(Your task)
Word for word, transcribe the lines below and drop the pictures.

(Collected data)

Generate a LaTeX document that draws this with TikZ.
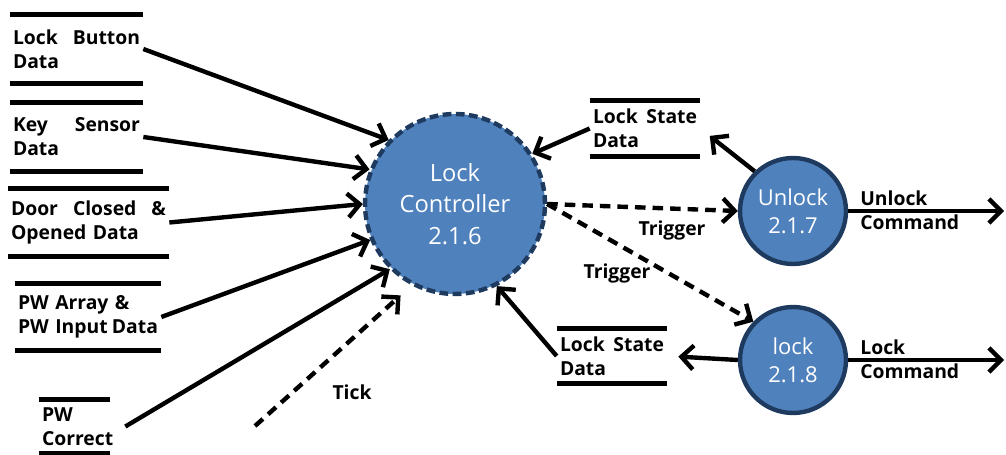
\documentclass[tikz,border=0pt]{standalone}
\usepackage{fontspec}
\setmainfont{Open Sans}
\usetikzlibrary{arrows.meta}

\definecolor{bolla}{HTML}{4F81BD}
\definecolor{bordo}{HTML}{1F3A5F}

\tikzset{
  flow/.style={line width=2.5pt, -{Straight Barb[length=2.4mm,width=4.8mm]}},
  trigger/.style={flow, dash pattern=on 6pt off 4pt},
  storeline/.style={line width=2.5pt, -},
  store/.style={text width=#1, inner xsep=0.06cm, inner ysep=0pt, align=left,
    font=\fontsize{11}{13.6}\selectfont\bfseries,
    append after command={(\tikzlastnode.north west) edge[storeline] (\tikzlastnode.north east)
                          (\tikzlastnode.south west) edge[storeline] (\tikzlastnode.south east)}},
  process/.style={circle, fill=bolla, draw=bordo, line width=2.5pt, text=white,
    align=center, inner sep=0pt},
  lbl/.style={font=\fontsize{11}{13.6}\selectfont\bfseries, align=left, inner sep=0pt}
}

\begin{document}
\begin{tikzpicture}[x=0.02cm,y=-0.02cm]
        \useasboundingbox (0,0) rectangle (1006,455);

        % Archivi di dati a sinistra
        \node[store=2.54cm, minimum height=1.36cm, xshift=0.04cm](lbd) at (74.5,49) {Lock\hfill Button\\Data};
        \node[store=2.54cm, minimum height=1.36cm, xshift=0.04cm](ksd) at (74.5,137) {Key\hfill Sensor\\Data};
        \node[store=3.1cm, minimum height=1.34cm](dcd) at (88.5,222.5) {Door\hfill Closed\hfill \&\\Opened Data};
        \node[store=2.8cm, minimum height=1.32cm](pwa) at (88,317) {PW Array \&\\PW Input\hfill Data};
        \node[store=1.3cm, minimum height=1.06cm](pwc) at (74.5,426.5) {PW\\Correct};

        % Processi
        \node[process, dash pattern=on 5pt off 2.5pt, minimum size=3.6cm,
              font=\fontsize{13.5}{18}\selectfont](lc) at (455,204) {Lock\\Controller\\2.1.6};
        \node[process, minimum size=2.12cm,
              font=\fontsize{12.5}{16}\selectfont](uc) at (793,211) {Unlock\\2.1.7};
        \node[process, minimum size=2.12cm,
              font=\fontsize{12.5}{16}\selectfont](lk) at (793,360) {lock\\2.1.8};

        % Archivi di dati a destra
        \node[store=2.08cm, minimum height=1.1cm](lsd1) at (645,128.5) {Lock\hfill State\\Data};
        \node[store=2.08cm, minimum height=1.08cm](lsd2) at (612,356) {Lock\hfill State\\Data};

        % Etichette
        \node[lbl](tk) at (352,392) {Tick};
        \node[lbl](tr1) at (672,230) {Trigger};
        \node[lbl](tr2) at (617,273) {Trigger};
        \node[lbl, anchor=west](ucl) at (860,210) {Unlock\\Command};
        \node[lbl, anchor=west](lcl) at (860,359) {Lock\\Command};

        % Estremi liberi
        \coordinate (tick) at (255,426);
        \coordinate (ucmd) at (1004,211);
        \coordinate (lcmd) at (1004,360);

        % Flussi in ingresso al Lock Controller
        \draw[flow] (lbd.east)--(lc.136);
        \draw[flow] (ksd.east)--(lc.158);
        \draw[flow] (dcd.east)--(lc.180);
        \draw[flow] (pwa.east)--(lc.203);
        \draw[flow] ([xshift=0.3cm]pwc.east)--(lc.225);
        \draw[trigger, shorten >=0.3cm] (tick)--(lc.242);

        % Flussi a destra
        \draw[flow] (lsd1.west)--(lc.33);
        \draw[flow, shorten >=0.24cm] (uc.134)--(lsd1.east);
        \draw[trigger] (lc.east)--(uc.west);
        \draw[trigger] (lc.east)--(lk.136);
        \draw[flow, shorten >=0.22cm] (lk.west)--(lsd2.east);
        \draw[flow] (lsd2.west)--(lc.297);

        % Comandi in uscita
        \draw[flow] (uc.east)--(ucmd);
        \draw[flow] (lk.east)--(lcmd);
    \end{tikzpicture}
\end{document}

(Written response)
Generate a LaTeX document that draws this with TikZ.
\documentclass[tikz,border=0pt]{standalone}
\usepackage{fontspec}
\setmainfont{Open Sans}
\usetikzlibrary{arrows.meta}

\definecolor{bolla}{HTML}{4F81BD}
\definecolor{bordo}{HTML}{1F3A5F}

\tikzset{
  flow/.style={line width=2.5pt, -{Straight Barb[length=2.4mm,width=4.8mm]}},
  trigger/.style={flow, dash pattern=on 6pt off 4pt},
  storeline/.style={line width=2.5pt, -},
  store/.style={text width=#1, inner xsep=0.06cm, inner ysep=0pt, align=left,
    font=\fontsize{11}{13.6}\selectfont\bfseries,
    append after command={(\tikzlastnode.north west) edge[storeline] (\tikzlastnode.north east)
                          (\tikzlastnode.south west) edge[storeline] (\tikzlastnode.south east)}},
  process/.style={circle, fill=bolla, draw=bordo, line width=2.5pt, text=white,
    align=center, inner sep=0pt},
  lbl/.style={font=\fontsize{11}{13.6}\selectfont\bfseries, align=left, inner sep=0pt}
}

\begin{document}
\begin{tikzpicture}[x=0.02cm,y=-0.02cm]
        \useasboundingbox (0,0) rectangle (1006,455);

        % Archivi di dati a sinistra
        \node[store=2.54cm, minimum height=1.36cm, xshift=0.04cm](lbd) at (74.5,49) {Lock\hfill Button\\Data};
        \node[store=2.54cm, minimum height=1.36cm, xshift=0.04cm](ksd) at (74.5,137) {Key\hfill Sensor\\Data};
        \node[store=3.1cm, minimum height=1.34cm](dcd) at (88.5,222.5) {Door\hfill Closed\hfill \&\\Opened Data};
        \node[store=2.8cm, minimum height=1.32cm](pwa) at (88,317) {PW Array \&\\PW Input\hfill Data};
        \node[store=1.3cm, minimum height=1.06cm](pwc) at (74.5,426.5) {PW\\Correct};

        % Processi
        \node[process, dash pattern=on 5pt off 2.5pt, minimum size=3.6cm,
              font=\fontsize{13.5}{18}\selectfont](lc) at (455,204) {Lock\\Controller\\2.1.6};
        \node[process, minimum size=2.12cm,
              font=\fontsize{12.5}{16}\selectfont](uc) at (793,211) {Unlock\\2.1.7};
        \node[process, minimum size=2.12cm,
              font=\fontsize{12.5}{16}\selectfont](lk) at (793,360) {lock\\2.1.8};

        % Archivi di dati a destra
        \node[store=2.08cm, minimum height=1.1cm](lsd1) at (645,128.5) {Lock\hfill State\\Data};
        \node[store=2.08cm, minimum height=1.08cm](lsd2) at (612,356) {Lock\hfill State\\Data};

        % Etichette
        \node[lbl](tk) at (352,392) {Tick};
        \node[lbl](tr1) at (672,230) {Trigger};
        \node[lbl](tr2) at (617,273) {Trigger};
        \node[lbl, anchor=west](ucl) at (860,210) {Unlock\\Command};
        \node[lbl, anchor=west](lcl) at (860,359) {Lock\\Command};

        % Estremi liberi
        \coordinate (tick) at (255,426);
        \coordinate (ucmd) at (1004,211);
        \coordinate (lcmd) at (1004,360);

        % Flussi in ingresso al Lock Controller
        \draw[flow] (lbd.east)--(lc.136);
        \draw[flow] (ksd.east)--(lc.158);
        \draw[flow] (dcd.east)--(lc.180);
        \draw[flow] (pwa.east)--(lc.203);
        \draw[flow] ([xshift=0.3cm]pwc.east)--(lc.225);
        \draw[trigger, shorten >=0.3cm] (tick)--(lc.242);

        % Flussi a destra
        \draw[flow] (lsd1.west)--(lc.33);
        \draw[flow, shorten >=0.24cm] (uc.134)--(lsd1.east);
        \draw[trigger] (lc.east)--(uc.west);
        \draw[trigger] (lc.east)--(lk.136);
        \draw[flow, shorten >=0.22cm] (lk.west)--(lsd2.east);
        \draw[flow] (lsd2.west)--(lc.297);

        % Comandi in uscita
        \draw[flow] (uc.east)--(ucmd);
        \draw[flow] (lk.east)--(lcmd);
    \end{tikzpicture}
\end{document}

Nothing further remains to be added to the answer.